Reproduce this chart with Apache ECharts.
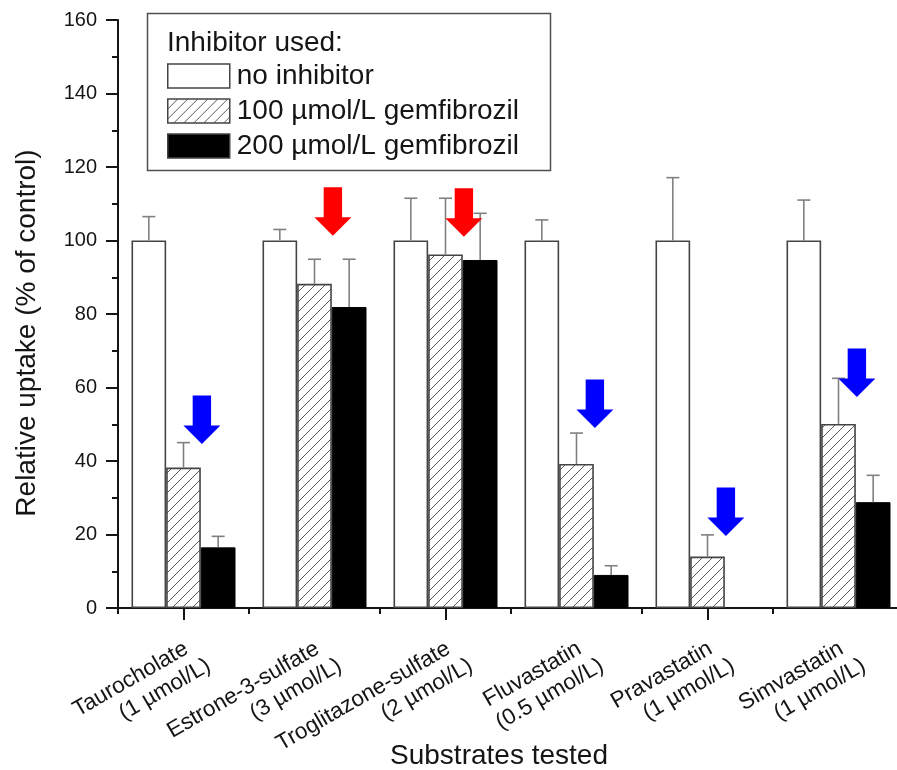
<!DOCTYPE html>
<html>
<head>
<meta charset="utf-8">
<script src="https://cdn.jsdelivr.net/npm/echarts@6/dist/echarts.min.js"></script>
<style>
  html, body { margin: 0; padding: 0; background: #ffffff; }
  #chart { width: 897px; height: 770px; }
</style>
</head>
<body>
<div id="chart"></div>
<script>
// Substrates and their test concentrations (x categories)
const substrates = ['Taurocholate', 'Estrone-3-sulfate', 'Troglitazone-sulfate', 'Fluvastatin', 'Pravastatin', 'Simvastatin'];
const concentrations = ['(1 µmol/L)', '(3 µmol/L)', '(2 µmol/L)', '(0.5 µmol/L)', '(1 µmol/L)', '(1 µmol/L)'];

// Inhibitor groups
const seriesNames = ['no inhibitor', '100 µmol/L gemfibrozil', '200 µmol/L gemfibrozil'];

// Relative uptake (% of control), means
const noInhibitor = [100, 100, 100, 100, 100, 100];
const gem100 = [38.2, 88.2, 96.2, 39.2, 14.0, 50.1];
const gem200 = [16.5, 81.9, 94.7, 9.0, null, 28.8];

// Standard deviations (upper error bars)
const sdNoInhibitor = [6.5, 3.0, 11.5, 5.6, 17.1, 11.0];
const sd100 = [6.8, 6.7, 15.3, 8.4, 5.9, 12.4];
const sd200 = [3.0, 13.0, 12.7, 2.5, null, 7.3];

// y-axis tick labels
const yTicks = [0, 20, 40, 60, 80, 100, 120, 140, 160];

// Arrow annotations: tip value per substrate (null = no arrow)
const blueArrowTips = [44.6, null, null, 49.0, 19.6, 57.4];
const redArrowTips = [null, 101.3, 101.0, null, null, null];

const FONT = '"Liberation Sans", Arial, Helvetica, sans-serif';
const INK = '#151515';
const CATEGORY_GAP = 0.206;

// Diagonal hatch fill for the 100 µmol/L group
function hatchCanvas() {
  const s = 10;
  const c = document.createElement('canvas');
  c.width = s; c.height = s;
  const ctx = c.getContext('2d');
  ctx.fillStyle = '#ffffff';
  ctx.fillRect(0, 0, s, s);
  ctx.strokeStyle = '#5a5a5a';
  ctx.lineWidth = 1;
  ctx.beginPath();
  ctx.moveTo(-1, s + 1); ctx.lineTo(s + 1, -1);
  ctx.moveTo(-1, 1); ctx.lineTo(1, -1);
  ctx.moveTo(s - 1, s + 1); ctx.lineTo(s + 1, s - 1);
  ctx.stroke();
  return c;
}
const hatchFill = { image: hatchCanvas(), repeat: 'repeat' };

function barWidth(api) {
  return api.size([1, 0])[0] * (1 - CATEGORY_GAP) / 3;
}

// Upper error bar for one bar group
function errorSeries(groupIndex, means, sds) {
  return {
    type: 'custom',
    name: 'sd-' + groupIndex,
    xAxisIndex: 0,
    z: 4,
    silent: true,
    encode: { x: 0, y: 1 },
    data: substrates.map((_, i) => [i, means[i] == null ? NaN : means[i], sds[i] == null ? NaN : sds[i]]),
    renderItem: function (params, api) {
      const i = api.value(0), m = api.value(1), sd = api.value(2);
      if (isNaN(m) || isNaN(sd)) return null;
      const w = barWidth(api);
      const base = api.coord([i, m]);
      const top = api.coord([i, m + sd]);
      const x = base[0] + (groupIndex - 1) * w;
      const st = { stroke: '#808080', lineWidth: 1.6 };
      return {
        type: 'group',
        children: [
          { type: 'line', shape: { x1: x, y1: base[1], x2: x, y2: top[1] }, style: st },
          { type: 'line', shape: { x1: x - 6.5, y1: top[1], x2: x + 6.5, y2: top[1] }, style: st }
        ]
      };
    }
  };
}

// Downward block arrow pointing at a value, between the 2nd and 3rd bar of a group
function arrowSeries(name, tips, color) {
  return {
    type: 'custom',
    name: name,
    xAxisIndex: 0,
    z: 5,
    silent: true,
    encode: { x: 0, y: 1 },
    data: substrates.map((_, i) => [i, tips[i] == null ? NaN : tips[i]]),
    renderItem: function (params, api) {
      const i = api.value(0), v = api.value(1);
      if (isNaN(v)) return null;
      const w = barWidth(api);
      const p = api.coord([i, v]);
      const x = p[0] + w * 0.53, y = p[1];
      const headH = 18.5, headHalf = 18.5, shaftHalf = 9.2, total = 48.5;
      return {
        type: 'polygon',
        shape: {
          points: [
            [x, y],
            [x - headHalf, y - headH],
            [x - shaftHalf, y - headH],
            [x - shaftHalf, y - total],
            [x + shaftHalf, y - total],
            [x + shaftHalf, y - headH],
            [x + headHalf, y - headH]
          ]
        },
        style: { fill: color }
      };
    }
  };
}

const axisLineStyle = { color: INK, width: 2 };

const chart = echarts.init(document.getElementById('chart'), null, { renderer: 'canvas' });

chart.setOption({
  backgroundColor: '#ffffff',
  animation: false,
  grid: { left: 118, right: -7, top: 20, bottom: 162, containLabel: false, outerBoundsMode: 'none' },
  legend: {
    data: seriesNames,
    orient: 'vertical',
    left: 162,
    top: 57,
    itemWidth: 62,
    itemHeight: 24,
    itemGap: 7,
    icon: 'rect',
    selectedMode: false,
    itemStyle: { borderColor: '#444444', borderWidth: 1.5 },
    textStyle: { fontFamily: FONT, fontSize: 28, color: INK, padding: [0, 0, 0, 2] }
  },
  xAxis: [
    {
      type: 'category',
      data: substrates,
      position: 'bottom',
      boundaryGap: true,
      axisLine: { lineStyle: axisLineStyle },
      axisTick: { show: true, length: 6, lineStyle: axisLineStyle },
      splitLine: { show: false },
      axisLabel: {
        interval: 0,
        rotate: 30,
        margin: 12,
        padding: [76, 0, 0, 0],
        color: INK,
        formatter: function (value, index) {
          return '{a|' + value + '}\n{b|' + concentrations[index] + '}';
        },
        rich: {
          a: { fontFamily: FONT, fontSize: 22.5, lineHeight: 26, color: INK, padding: [0, 11, 0, 0] },
          b: { fontFamily: FONT, fontSize: 22.5, lineHeight: 26, color: INK }
        }
      },
      name: 'Substrates tested',
      nameLocation: 'middle',
      nameGap: 134,
      nameMoveOverlap: false,
      nameTextStyle: { fontFamily: FONT, fontSize: 28, color: INK, padding: [0, 24, 0, 0] }
    },
    {
      // long ticks under each substrate
      type: 'category',
      data: substrates,
      position: 'bottom',
      boundaryGap: true,
      axisLine: { show: false },
      axisTick: { show: true, alignWithLabel: true, length: 12, lineStyle: axisLineStyle },
      axisLabel: { show: false },
      splitLine: { show: false }
    }
  ],
  yAxis: {
    type: 'value',
    min: yTicks[0],
    max: yTicks[yTicks.length - 1],
    interval: yTicks[1] - yTicks[0],
    axisLine: { show: true, lineStyle: axisLineStyle },
    axisTick: { show: true, length: 12, lineStyle: axisLineStyle },
    minorTick: { show: true, splitNumber: 2, length: 6, lineStyle: { color: INK, width: 2 } },
    splitLine: { show: false },
    axisLabel: {
      margin: 21,
      fontFamily: FONT,
      fontSize: 20,
      color: INK,
      formatter: function (v) { return yTicks.indexOf(v) >= 0 ? String(v) : ''; }
    }
  },
  graphic: [
    {
      type: 'rect',
      z: 10,
      shape: { x: 147.5, y: 13.5, width: 403, height: 157 },
      style: { fill: 'none', stroke: '#505050', lineWidth: 1.5 },
      silent: true
    },
    {
      type: 'text',
      z: 11,
      x: 167,
      y: 43,
      style: { text: 'Inhibitor used:', fontFamily: FONT, fontSize: 28, fill: INK, align: 'left', verticalAlign: 'middle' },
      silent: true
    },
    {
      type: 'text',
      z: 11,
      x: 27,
      y: 333,
      rotation: Math.PI / 2,
      style: { text: 'Relative uptake (% of control)', fontFamily: FONT, fontSize: 28, fill: INK, align: 'center', verticalAlign: 'middle' },
      silent: true
    }
  ],
  series: [
    {
      type: 'bar',
      name: seriesNames[0],
      data: noInhibitor,
      xAxisIndex: 0,
      barGap: '0%',
      barCategoryGap: (CATEGORY_GAP * 100) + '%',
      z: 2,
      itemStyle: { color: '#ffffff', borderColor: '#444444', borderWidth: 1.6 }
    },
    {
      type: 'bar',
      name: seriesNames[1],
      data: gem100,
      xAxisIndex: 0,
      barGap: '0%',
      barCategoryGap: (CATEGORY_GAP * 100) + '%',
      z: 2,
      itemStyle: { color: hatchFill, borderColor: '#444444', borderWidth: 1.6 }
    },
    {
      type: 'bar',
      name: seriesNames[2],
      data: gem200,
      xAxisIndex: 0,
      barGap: '0%',
      barCategoryGap: (CATEGORY_GAP * 100) + '%',
      z: 2,
      itemStyle: { color: '#000000', borderColor: '#000000', borderWidth: 1 }
    },
    errorSeries(0, noInhibitor, sdNoInhibitor),
    errorSeries(1, gem100, sd100),
    errorSeries(2, gem200, sd200),
    arrowSeries('arrows-blue', blueArrowTips, '#0000ff'),
    arrowSeries('arrows-red', redArrowTips, '#ff0000')
  ]
});
</script>
</body>
</html>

◆ EXERCISE OBJECTIVE ◆
Make an exact copy of the lines from the top of the material through the line with "const sd200 = [3.0, 13.0, 12.7, 2.5, null, 7.3];", pictures excluded.

◆ WORKED ANSWER ◆
Reproduce this chart with Apache ECharts.
<!DOCTYPE html>
<html>
<head>
<meta charset="utf-8">
<script src="https://cdn.jsdelivr.net/npm/echarts@6/dist/echarts.min.js"></script>
<style>
  html, body { margin: 0; padding: 0; background: #ffffff; }
  #chart { width: 897px; height: 770px; }
</style>
</head>
<body>
<div id="chart"></div>
<script>
// Substrates and their test concentrations (x categories)
const substrates = ['Taurocholate', 'Estrone-3-sulfate', 'Troglitazone-sulfate', 'Fluvastatin', 'Pravastatin', 'Simvastatin'];
const concentrations = ['(1 µmol/L)', '(3 µmol/L)', '(2 µmol/L)', '(0.5 µmol/L)', '(1 µmol/L)', '(1 µmol/L)'];

// Inhibitor groups
const seriesNames = ['no inhibitor', '100 µmol/L gemfibrozil', '200 µmol/L gemfibrozil'];

// Relative uptake (% of control), means
const noInhibitor = [100, 100, 100, 100, 100, 100];
const gem100 = [38.2, 88.2, 96.2, 39.2, 14.0, 50.1];
const gem200 = [16.5, 81.9, 94.7, 9.0, null, 28.8];

// Standard deviations (upper error bars)
const sdNoInhibitor = [6.5, 3.0, 11.5, 5.6, 17.1, 11.0];
const sd100 = [6.8, 6.7, 15.3, 8.4, 5.9, 12.4];
const sd200 = [3.0, 13.0, 12.7, 2.5, null, 7.3];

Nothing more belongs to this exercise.